Task objective: Write out the material exactly, with the pictures left out.

Information shown:
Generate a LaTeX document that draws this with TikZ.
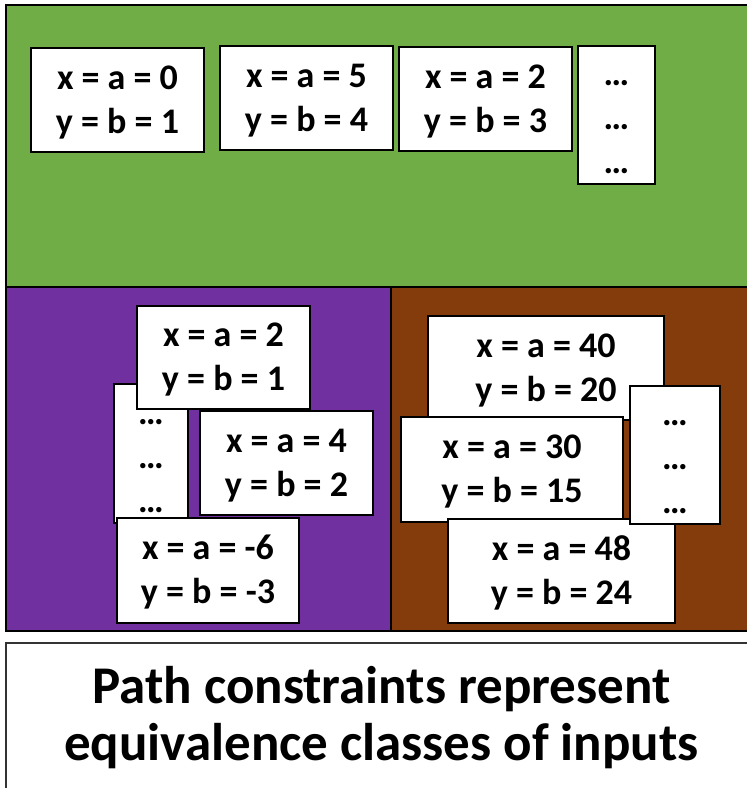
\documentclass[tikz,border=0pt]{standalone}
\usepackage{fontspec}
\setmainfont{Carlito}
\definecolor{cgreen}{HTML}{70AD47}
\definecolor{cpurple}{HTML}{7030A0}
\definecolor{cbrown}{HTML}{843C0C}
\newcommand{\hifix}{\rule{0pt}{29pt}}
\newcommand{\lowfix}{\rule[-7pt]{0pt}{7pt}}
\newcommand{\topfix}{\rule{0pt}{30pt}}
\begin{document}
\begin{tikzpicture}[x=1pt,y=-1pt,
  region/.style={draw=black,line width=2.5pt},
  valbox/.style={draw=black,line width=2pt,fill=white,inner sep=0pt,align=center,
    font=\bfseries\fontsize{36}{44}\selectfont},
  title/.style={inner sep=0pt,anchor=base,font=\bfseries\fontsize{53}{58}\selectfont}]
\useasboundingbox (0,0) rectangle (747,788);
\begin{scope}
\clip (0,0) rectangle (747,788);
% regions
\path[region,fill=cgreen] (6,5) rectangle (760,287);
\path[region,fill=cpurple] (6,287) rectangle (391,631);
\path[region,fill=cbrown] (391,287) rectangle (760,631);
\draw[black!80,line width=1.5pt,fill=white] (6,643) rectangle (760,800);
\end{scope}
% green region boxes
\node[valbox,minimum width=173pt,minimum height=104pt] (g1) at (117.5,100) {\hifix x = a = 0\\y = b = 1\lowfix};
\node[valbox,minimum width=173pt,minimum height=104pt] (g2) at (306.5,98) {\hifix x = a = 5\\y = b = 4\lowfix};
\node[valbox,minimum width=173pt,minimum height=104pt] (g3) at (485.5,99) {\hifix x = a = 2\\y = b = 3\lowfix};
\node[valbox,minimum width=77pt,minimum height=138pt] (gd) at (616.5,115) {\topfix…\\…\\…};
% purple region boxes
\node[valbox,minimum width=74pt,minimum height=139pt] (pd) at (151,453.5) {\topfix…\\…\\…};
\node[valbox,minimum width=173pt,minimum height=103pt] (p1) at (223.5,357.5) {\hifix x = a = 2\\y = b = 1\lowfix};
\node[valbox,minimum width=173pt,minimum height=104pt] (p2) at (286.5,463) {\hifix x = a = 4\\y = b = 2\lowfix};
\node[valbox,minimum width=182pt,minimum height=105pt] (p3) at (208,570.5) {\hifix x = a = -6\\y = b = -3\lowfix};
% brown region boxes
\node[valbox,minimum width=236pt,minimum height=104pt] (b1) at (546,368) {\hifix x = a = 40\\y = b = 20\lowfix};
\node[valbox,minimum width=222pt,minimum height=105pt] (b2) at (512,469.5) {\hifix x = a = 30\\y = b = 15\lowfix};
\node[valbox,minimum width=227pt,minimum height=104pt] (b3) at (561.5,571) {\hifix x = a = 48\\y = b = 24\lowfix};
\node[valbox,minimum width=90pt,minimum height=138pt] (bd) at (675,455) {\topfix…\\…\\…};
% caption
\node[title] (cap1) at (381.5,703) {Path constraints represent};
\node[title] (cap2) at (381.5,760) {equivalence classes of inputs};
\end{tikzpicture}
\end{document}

Right answer:
Generate a LaTeX document that draws this with TikZ.
\documentclass[tikz,border=0pt]{standalone}
\usepackage{fontspec}
\setmainfont{Carlito}
\definecolor{cgreen}{HTML}{70AD47}
\definecolor{cpurple}{HTML}{7030A0}
\definecolor{cbrown}{HTML}{843C0C}
\newcommand{\hifix}{\rule{0pt}{29pt}}
\newcommand{\lowfix}{\rule[-7pt]{0pt}{7pt}}
\newcommand{\topfix}{\rule{0pt}{30pt}}
\begin{document}
\begin{tikzpicture}[x=1pt,y=-1pt,
  region/.style={draw=black,line width=2.5pt},
  valbox/.style={draw=black,line width=2pt,fill=white,inner sep=0pt,align=center,
    font=\bfseries\fontsize{36}{44}\selectfont},
  title/.style={inner sep=0pt,anchor=base,font=\bfseries\fontsize{53}{58}\selectfont}]
\useasboundingbox (0,0) rectangle (747,788);
\begin{scope}
\clip (0,0) rectangle (747,788);
% regions
\path[region,fill=cgreen] (6,5) rectangle (760,287);
\path[region,fill=cpurple] (6,287) rectangle (391,631);
\path[region,fill=cbrown] (391,287) rectangle (760,631);
\draw[black!80,line width=1.5pt,fill=white] (6,643) rectangle (760,800);
\end{scope}
% green region boxes
\node[valbox,minimum width=173pt,minimum height=104pt] (g1) at (117.5,100) {\hifix x = a = 0\\y = b = 1\lowfix};
\node[valbox,minimum width=173pt,minimum height=104pt] (g2) at (306.5,98) {\hifix x = a = 5\\y = b = 4\lowfix};
\node[valbox,minimum width=173pt,minimum height=104pt] (g3) at (485.5,99) {\hifix x = a = 2\\y = b = 3\lowfix};
\node[valbox,minimum width=77pt,minimum height=138pt] (gd) at (616.5,115) {\topfix…\\…\\…};
% purple region boxes
\node[valbox,minimum width=74pt,minimum height=139pt] (pd) at (151,453.5) {\topfix…\\…\\…};
\node[valbox,minimum width=173pt,minimum height=103pt] (p1) at (223.5,357.5) {\hifix x = a = 2\\y = b = 1\lowfix};
\node[valbox,minimum width=173pt,minimum height=104pt] (p2) at (286.5,463) {\hifix x = a = 4\\y = b = 2\lowfix};
\node[valbox,minimum width=182pt,minimum height=105pt] (p3) at (208,570.5) {\hifix x = a = -6\\y = b = -3\lowfix};
% brown region boxes
\node[valbox,minimum width=236pt,minimum height=104pt] (b1) at (546,368) {\hifix x = a = 40\\y = b = 20\lowfix};
\node[valbox,minimum width=222pt,minimum height=105pt] (b2) at (512,469.5) {\hifix x = a = 30\\y = b = 15\lowfix};
\node[valbox,minimum width=227pt,minimum height=104pt] (b3) at (561.5,571) {\hifix x = a = 48\\y = b = 24\lowfix};
\node[valbox,minimum width=90pt,minimum height=138pt] (bd) at (675,455) {\topfix…\\…\\…};
% caption
\node[title] (cap1) at (381.5,703) {Path constraints represent};
\node[title] (cap2) at (381.5,760) {equivalence classes of inputs};
\end{tikzpicture}
\end{document}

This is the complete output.